Pope Francis emphasized that “Mission always involves passion for the poor, for those who are ‘in need,’ not only of material things, but also spiritual, emotional and moral. Those who hunger for bread and those who hunger for meaning are equally poor. The church is summoned to reach out to every form of poverty. The church is called to preach the Gospel to everyone, since all of us are poor; all of us are, in one way or another, needy. But the church also reaches out to the poor because we need them: we need their voice, their presence, their questions and criticisms. A person with a missionary heart feels the absence of his brother or sister, and, like a beggar, accosts him or her.”

Looking out at his audience, he said, “Mission makes us vulnerable. It helps remind us that we are disciples and it makes us rediscover ever anew the joy of the Gospel.”

He added, “Participation, mission and communion are the characteristics of a humble Church, one attentive to the voice of the Spirit and not self-centered.”

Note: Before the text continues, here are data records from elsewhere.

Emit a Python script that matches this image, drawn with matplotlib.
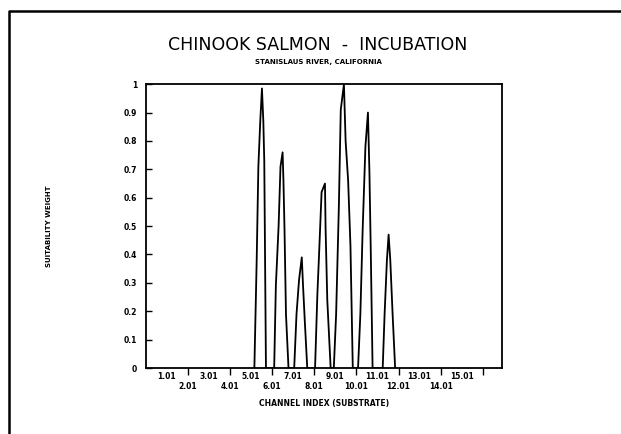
"""
Chinook salmon incubation suitability curve, Stanislaus River.
"""

import matplotlib
matplotlib.use("Agg")
import matplotlib.pyplot as plt
from matplotlib.lines import Line2D
from matplotlib.transforms import blended_transform_factory

# channel index (substrate code) and suitability weight
channel_index = [
    5.16, 5.27, 5.35, 5.44, 5.52, 5.585, 5.63, 5.71,
    6.10, 6.18, 6.31, 6.40, 6.50, 6.54, 6.59, 6.66, 6.78,
    7.05, 7.16, 7.28, 7.41, 7.47, 7.55, 7.67,
    8.04, 8.15, 8.23, 8.35, 8.51, 8.54, 8.62, 8.78,
    8.93, 9.04, 9.17, 9.26, 9.41, 9.49, 9.61, 9.72, 9.83,
    10.08, 10.19, 10.30, 10.43, 10.55, 10.62, 10.68, 10.77,
    11.25, 11.34, 11.45, 11.53, 11.61, 11.72, 11.84,
]
suitability = [
    0.0, 0.38, 0.71, 0.87, 0.985, 0.87, 0.73, 0.0,
    0.0, 0.29, 0.50, 0.71, 0.76, 0.66, 0.49, 0.19, 0.0,
    0.0, 0.19, 0.31, 0.39, 0.29, 0.17, 0.0,
    0.0, 0.26, 0.40, 0.62, 0.65, 0.49, 0.24, 0.0,
    0.0, 0.19, 0.57, 0.91, 1.0, 0.80, 0.66, 0.43, 0.0,
    0.0, 0.19, 0.49, 0.78, 0.90, 0.69, 0.43, 0.0,
    0.0, 0.19, 0.38, 0.47, 0.38, 0.19, 0.0,
]

x_label_pos = list(range(1, 16))
x_labels = ["%d.01" % v for v in x_label_pos]
x_tick_marks = [2, 4, 6, 8, 10, 12, 14, 16]
y_ticks = [0, 0.1, 0.2, 0.3, 0.4, 0.5, 0.6, 0.7, 0.8, 0.9, 1]
y_labels = ["0", "0.1", "0.2", "0.3", "0.4", "0.5", "0.6", "0.7", "0.8", "0.9", "1"]

fig = plt.figure(figsize=(6.21, 4.34), dpi=100)
ax = fig.add_axes([0.2345, 0.152, 0.5735, 0.654])

ax.plot(channel_index, suitability, color="black", linewidth=1.3)

ax.set_xlim(0, 16.9)
ax.set_ylim(0, 1)

ax.set_yticks(y_ticks)
ax.set_yticklabels(y_labels, fontsize=5.5, fontweight="bold")
ax.tick_params(axis="y", direction="in", length=4, width=1, pad=6)

# tick marks at the even codes, labels placed by hand in two staggered rows
ax.set_xticks(x_tick_marks)
ax.set_xticklabels([])
ax.tick_params(axis="x", direction="out", length=5, width=1)

trans = blended_transform_factory(ax.transData, ax.transAxes)
for v, lab in zip(x_label_pos, x_labels):
    y = -0.03 if v % 2 else -0.065
    ax.text(v, y, lab, transform=trans, ha="center", va="center",
            fontsize=5.5, fontweight="bold")

for s in ax.spines.values():
    s.set_linewidth(1.3)

ax.set_xlabel("CHANNEL INDEX (SUBSTRATE)", fontsize=5.5, fontweight="bold", labelpad=14)
ax.set_ylabel("SUITABILITY WEIGHT", fontsize=5, fontweight="bold", labelpad=52)

fig.text(0.512, 0.896, "CHINOOK SALMON  -  INCUBATION", ha="center", va="center",
         fontsize=12.5)
fig.text(0.512, 0.857, "STANISLAUS RIVER, CALIFORNIA", ha="center", va="center",
         fontsize=5, fontweight="bold")

# outer frame from the scanned page (top and left edges only)
fig.add_artist(Line2D([0.0145, 0.0145, 1.0], [0.0, 0.975, 0.975],
                      transform=fig.transFigure, color="black", linewidth=1.8))

plt.savefig("out.png", dpi=100)
plt.close()
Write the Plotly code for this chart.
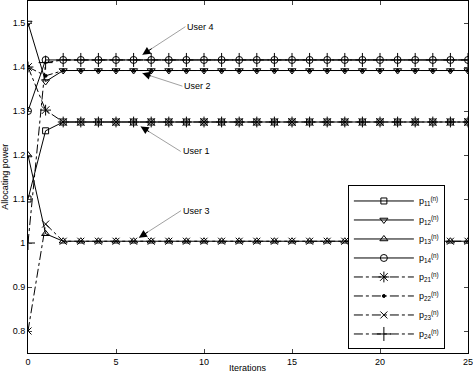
import plotly.graph_objects as go

iterations = list(range(26))

p11 = [1.10, 1.255] + [1.275] * 24
p12 = [1.50, 1.367] + [1.392] * 24
p13 = [1.20, 1.021] + [1.004] * 24
p14 = [1.30, 1.416] + [1.416] * 24
p21 = [1.40, 1.302] + [1.275] * 24
p22 = [1.40, 1.380] + [1.392] * 24
p23 = [0.80, 1.043] + [1.004] * 24
p24 = [1.00, 1.410] + [1.416] * 24

series_names = ["p<sub>11</sub><sup>(n)</sup>", "p<sub>12</sub><sup>(n)</sup>",
                "p<sub>13</sub><sup>(n)</sup>", "p<sub>14</sub><sup>(n)</sup>",
                "p<sub>21</sub><sup>(n)</sup>", "p<sub>22</sub><sup>(n)</sup>",
                "p<sub>23</sub><sup>(n)</sup>", "p<sub>24</sub><sup>(n)</sup>"]
series_values = [p11, p12, p13, p14, p21, p22, p23, p24]
symbols = ["square-open", "triangle-down-open", "triangle-up-open", "circle-open",
           "asterisk-open", "circle", "x-thin-open", "cross-thin-open"]
sizes = [6, 7, 7, 7, 9, 3, 7, 10]
dashes = ["solid"] * 4 + ["dashdot"] * 4

user_labels = ["User 4", "User 2", "User 1", "User 3"]
user_tip_x = [6.5, 6.5, 6.4, 6.3]
user_tip_y = [1.428, 1.386, 1.265, 1.012]
user_ax = [43, 40, 40, 42]
user_ay = [-28, 13, 25, -27]

fig = go.Figure()
for name, vals, sym, sz, dash in zip(series_names, series_values, symbols, sizes, dashes):
    fig.add_trace(go.Scatter(
        x=iterations, y=vals, name=name, mode="lines+markers",
        line=dict(color="black", width=1, dash=dash),
        marker=dict(symbol=sym, size=sz, color="black", line=dict(color="black", width=1)),
    ))

for lab, tx, ty, ax, ay in zip(user_labels, user_tip_x, user_tip_y, user_ax, user_ay):
    fig.add_annotation(x=tx, y=ty, xref="x", yref="y", ax=ax, ay=ay,
                       text=lab, showarrow=True, arrowhead=0, arrowwidth=0.7,
                       arrowcolor="#777", font=dict(size=9, color="black"),
                       xanchor="left", standoff=0)
    fig.add_annotation(x=tx, y=ty, xref="x", yref="y", ax=ax * 0.25, ay=ay * 0.25,
                       text="", showarrow=True, arrowhead=2, arrowsize=1.6, arrowwidth=1,
                       arrowcolor="black", standoff=0)

fig.add_annotation(x=0.5, y=-0.043, xref="paper", yref="paper", text="Iterations",
                   showarrow=False, xanchor="center", yanchor="middle", font=dict(size=9))
fig.add_annotation(x=-0.053, y=0.5, xref="paper", yref="paper", text="Allocating power",
                   showarrow=False, textangle=-90, xanchor="center", yanchor="middle",
                   font=dict(size=9))

fig.update_layout(
    width=473, height=377,
    margin=dict(l=28, r=5, t=1, b=24, autoexpand=False),
    paper_bgcolor="white", plot_bgcolor="white",
    font=dict(family="Liberation Sans, Arial, sans-serif", size=9, color="black"),
    showlegend=True,
    legend=dict(x=0.727, y=0.01, xanchor="left", yanchor="bottom",
                bordercolor="black", borderwidth=1, bgcolor="white",
                font=dict(size=9), itemwidth=60, tracegroupgap=0),
)
fig.update_xaxes(range=[0, 25], tickvals=[0, 5, 10, 15, 20, 25], automargin=False,
                 ticklabeloverflow="allow",
                 ticks="inside", ticklen=4, showline=True, linecolor="black", linewidth=1,
                 mirror="ticks", showgrid=False, zeroline=False)
fig.update_yaxes(range=[0.75, 1.55], tickvals=[0.8, 0.9, 1.0, 1.1, 1.2, 1.3, 1.4, 1.5],
                 ticktext=["0.8", "0.9", "1", "1.1", "1.2", "1.3", "1.4", "1.5"], automargin=False,
                 ticklabeloverflow="allow",
                 ticks="inside", ticklen=4, showline=True, linecolor="black", linewidth=1,
                 mirror="ticks", showgrid=False, zeroline=False)

fig.write_html("out.html", config={"displayModeBar": False},
               post_script="document.body.style.margin='0';document.body.style.overflow='hidden';")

Pope Francis devoted the first part of his talk to a reflection on humility. He admitted “it is not easy to understand what humility is” and explained that “it is the effect of a change that the Spirit himself brings about in us in our daily lives.” He told the men and women officials of the Roman Curia, “if we forget our humanity, we live off the glitter of our armor,” which he sees as spiritually dangerous.

Pope Francis, from the very beginning of his pontificate, has warned cardinals, bishops and priests against what the famous French Jesuit theologian, Henri de Lubac, called “spiritual worldliness.” He dedicated five paragraphs (Nos. 93-97) in his programmatic document, “Evangelii Gaudium” (“The Joy of the Gospel”) to this topic, and quoted No. 96 in his talk today. Francis called it “the dangerous temptation” which “is hard to unmask, because it is concealed by everything that usually reassures us: our role, the liturgy, doctrine, religious devotion.”

He described “humility” as “the ability to know how to live our humanity without despair, but with realism, joy and hope, this humanity loved and blessed by the Lord,” and “to understand that we should not be ashamed of our frailty.”

He recalled “pride is the opposite to humility;” and the proud “enclosed in their little world, have neither past nor future, roots or branches, and live with the bitter taste of a melancholy that weighs on their hearts…. They simply repeat, grow rigid, and enclose themselves in that repetition, feeling certain in what they know and fearful of anything new because they cannot control it; they feel destabilized, because they have lost their memory.”

When Pope Francis concluded his talk, his audience applauded warmly. He then announced he was giving them a gift of three books and greeted each person individually.